I haven’t had the chance to use Nerzugal’s Dungeon Master Toolkit yet, but I have a feeling that it is something that will see a lot of use at my table, though some parts more than others.
The first section, of random tables, I will probably use the most.
The random encounter table is brilliant. A d100 table with some evocative results, like “Find the lost crown of a local bullywug king. Made from a large seashell”. Mixed in with several customizable results such as “Medium Difficulty Monster Encounter”.
I’m also a big fan of the Random Item Enchantments tables. Eight d100 tables of magical effects for magic items, broken down into Beneficial and Detrimental Effects, of Lesser, Medium, Major and Legendary power. Overall I really like alternate magic items, stuff not found in the DMG. These tables let you make new items, or to liven up any “standard” magic items.
Section B is Puzzles. A dozen puzzles, each of a different style. Some are numerical and logic puzzles, of the sort you can easily find on the internet. Some of these are themed more towards D&D, though. As my players are fans of puzzles, I’m sure a couple of these will make there way into my games.
Section C has six “One Shots”. Short, low level adventures. A pair of each the ranges of 1st-2nd, 3rd-4th and 4th-5th. Overall a nice selection that I’m sure to work in a couple at some point. A few new magic items mixed in as well.

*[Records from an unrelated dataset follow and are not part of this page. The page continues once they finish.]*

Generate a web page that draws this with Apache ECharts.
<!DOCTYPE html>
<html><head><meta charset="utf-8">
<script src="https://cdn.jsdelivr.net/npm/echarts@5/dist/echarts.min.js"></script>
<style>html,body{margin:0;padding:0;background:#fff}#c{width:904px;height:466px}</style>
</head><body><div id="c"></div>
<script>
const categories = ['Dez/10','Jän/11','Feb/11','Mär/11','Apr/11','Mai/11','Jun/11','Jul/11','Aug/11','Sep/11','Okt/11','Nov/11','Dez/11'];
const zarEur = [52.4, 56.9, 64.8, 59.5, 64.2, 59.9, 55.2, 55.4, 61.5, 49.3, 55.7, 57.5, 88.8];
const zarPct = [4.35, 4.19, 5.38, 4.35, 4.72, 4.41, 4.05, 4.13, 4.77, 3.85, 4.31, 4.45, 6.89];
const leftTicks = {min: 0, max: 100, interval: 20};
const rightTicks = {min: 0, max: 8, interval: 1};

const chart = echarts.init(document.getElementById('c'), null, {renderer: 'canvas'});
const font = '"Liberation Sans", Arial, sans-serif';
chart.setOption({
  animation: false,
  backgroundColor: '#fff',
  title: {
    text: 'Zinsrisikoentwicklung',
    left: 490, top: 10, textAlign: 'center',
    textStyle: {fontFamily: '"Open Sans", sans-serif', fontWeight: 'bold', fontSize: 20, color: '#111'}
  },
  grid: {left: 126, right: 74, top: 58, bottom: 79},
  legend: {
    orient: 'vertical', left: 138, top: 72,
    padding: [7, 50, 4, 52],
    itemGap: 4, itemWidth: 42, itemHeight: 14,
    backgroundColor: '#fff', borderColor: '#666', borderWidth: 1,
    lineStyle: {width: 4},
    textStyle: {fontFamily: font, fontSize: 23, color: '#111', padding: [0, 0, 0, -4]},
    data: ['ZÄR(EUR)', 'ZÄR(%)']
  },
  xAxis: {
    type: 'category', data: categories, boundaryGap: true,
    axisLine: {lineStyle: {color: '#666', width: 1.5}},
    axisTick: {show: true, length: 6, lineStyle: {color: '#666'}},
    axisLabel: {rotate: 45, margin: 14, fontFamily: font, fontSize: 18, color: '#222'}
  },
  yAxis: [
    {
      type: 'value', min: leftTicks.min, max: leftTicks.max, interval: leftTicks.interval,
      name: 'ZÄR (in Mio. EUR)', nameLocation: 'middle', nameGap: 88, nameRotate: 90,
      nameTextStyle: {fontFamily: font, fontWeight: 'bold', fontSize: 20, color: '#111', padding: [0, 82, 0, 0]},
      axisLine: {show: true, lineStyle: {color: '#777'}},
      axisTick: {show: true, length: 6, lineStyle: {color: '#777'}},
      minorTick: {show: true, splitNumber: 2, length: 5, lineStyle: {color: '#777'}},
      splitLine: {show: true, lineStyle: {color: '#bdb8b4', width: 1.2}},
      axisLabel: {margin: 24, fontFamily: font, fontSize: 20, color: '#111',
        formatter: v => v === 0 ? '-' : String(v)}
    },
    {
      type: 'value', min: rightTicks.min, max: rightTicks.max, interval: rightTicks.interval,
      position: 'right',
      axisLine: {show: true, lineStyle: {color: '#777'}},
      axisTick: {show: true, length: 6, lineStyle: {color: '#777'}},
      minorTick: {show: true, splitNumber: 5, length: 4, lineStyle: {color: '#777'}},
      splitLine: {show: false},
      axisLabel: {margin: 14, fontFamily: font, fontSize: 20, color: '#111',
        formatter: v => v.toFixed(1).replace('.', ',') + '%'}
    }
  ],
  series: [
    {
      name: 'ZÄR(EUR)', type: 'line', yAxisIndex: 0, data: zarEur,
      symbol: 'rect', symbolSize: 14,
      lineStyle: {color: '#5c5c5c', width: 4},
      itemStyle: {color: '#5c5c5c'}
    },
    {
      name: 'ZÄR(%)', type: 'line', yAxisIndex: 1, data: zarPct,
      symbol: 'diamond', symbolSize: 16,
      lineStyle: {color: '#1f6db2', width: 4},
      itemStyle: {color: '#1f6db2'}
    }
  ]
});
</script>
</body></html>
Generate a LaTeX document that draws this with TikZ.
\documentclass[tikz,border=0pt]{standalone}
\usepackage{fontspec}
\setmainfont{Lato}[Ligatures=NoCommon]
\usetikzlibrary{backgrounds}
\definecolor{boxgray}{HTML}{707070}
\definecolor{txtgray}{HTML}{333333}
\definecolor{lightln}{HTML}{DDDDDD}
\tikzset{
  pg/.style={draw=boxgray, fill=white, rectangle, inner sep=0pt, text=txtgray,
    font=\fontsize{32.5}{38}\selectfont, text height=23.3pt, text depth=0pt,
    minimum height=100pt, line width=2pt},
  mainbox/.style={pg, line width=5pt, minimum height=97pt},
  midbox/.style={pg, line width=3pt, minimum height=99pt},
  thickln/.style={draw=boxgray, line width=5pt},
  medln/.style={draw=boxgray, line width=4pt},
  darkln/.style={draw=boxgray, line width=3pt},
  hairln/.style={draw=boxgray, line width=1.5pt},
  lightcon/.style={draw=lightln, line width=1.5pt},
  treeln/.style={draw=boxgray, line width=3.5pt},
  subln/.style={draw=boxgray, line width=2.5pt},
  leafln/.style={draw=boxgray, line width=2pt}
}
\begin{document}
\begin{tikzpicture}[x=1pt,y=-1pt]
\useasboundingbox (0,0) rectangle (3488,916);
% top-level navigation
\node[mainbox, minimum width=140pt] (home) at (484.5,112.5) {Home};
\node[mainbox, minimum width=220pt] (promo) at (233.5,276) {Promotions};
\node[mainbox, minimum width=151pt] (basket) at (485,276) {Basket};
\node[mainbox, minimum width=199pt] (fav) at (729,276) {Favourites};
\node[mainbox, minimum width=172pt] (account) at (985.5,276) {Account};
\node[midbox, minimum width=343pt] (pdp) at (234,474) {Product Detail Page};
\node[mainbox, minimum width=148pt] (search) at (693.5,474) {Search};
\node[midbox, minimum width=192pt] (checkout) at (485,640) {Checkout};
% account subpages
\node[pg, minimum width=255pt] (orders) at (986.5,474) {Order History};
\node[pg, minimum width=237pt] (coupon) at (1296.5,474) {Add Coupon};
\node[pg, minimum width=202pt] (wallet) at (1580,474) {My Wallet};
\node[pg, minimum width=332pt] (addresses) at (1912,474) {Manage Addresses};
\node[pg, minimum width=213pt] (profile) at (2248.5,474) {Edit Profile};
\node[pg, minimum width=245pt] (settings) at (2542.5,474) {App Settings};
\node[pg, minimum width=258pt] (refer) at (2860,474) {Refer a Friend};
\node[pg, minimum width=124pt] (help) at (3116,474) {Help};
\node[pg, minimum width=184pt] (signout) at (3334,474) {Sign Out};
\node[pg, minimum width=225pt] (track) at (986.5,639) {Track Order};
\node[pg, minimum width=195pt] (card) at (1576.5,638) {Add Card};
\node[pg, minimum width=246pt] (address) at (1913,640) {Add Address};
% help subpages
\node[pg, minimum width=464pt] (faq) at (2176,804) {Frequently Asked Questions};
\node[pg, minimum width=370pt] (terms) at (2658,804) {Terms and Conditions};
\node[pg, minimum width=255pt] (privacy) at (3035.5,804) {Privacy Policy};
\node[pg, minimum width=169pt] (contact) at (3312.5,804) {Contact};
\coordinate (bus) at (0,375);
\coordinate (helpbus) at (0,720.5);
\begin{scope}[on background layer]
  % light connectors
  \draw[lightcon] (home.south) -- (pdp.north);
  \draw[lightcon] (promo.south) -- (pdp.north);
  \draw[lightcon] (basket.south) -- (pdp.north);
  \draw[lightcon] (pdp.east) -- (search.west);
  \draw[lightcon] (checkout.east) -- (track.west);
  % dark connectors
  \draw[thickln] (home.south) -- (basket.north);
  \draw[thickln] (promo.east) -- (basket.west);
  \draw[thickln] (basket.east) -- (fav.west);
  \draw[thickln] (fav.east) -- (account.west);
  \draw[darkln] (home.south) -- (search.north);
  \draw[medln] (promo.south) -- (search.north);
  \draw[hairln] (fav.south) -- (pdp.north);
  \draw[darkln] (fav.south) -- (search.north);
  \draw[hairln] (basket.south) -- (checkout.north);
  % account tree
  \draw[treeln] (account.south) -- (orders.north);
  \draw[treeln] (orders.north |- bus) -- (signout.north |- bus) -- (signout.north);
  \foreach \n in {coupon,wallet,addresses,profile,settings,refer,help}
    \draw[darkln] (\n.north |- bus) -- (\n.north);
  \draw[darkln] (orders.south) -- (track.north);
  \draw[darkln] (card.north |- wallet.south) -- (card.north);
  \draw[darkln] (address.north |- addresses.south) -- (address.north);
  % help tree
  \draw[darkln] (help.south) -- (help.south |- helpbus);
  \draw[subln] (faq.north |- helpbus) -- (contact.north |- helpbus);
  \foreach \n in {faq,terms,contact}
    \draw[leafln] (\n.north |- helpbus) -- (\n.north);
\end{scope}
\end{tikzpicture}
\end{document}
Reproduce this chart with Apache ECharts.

Section D is “Dungeon Maps”, a collection of 10 maps, one being a repeat from one of the One Shot adventures above. Decent maps, but nothing special.
The final section is “Complete Dungeons”. Four adventures, two each of levels 4th-5th, and 6th-7th. I’m not really sure what makes these more complete than the One Shots in section C. On average they are only about a page longer. Still, some nice little adventures that I may use at some point.
I do like how the beginnings of both of the adventure sections gives a nice one-paragraph summary of each one. One thing I wasn’t sold on was in a few spots in a couple of the adventures it would have a puzzle and instead of getting another puzzle, it would say “See the puzzle in section B”.
Full disclosure, I don’t read adventures in depth my first time thru, and I haven’t with any of these. I read enough to get a feel for the theme and see what key elements are included. Actual execution I can’t give a review on, but I do like what I see.
Nerzugal definitely packed a lot into these 100 pages. As a “Pay What You Want”, you can’t go wrong.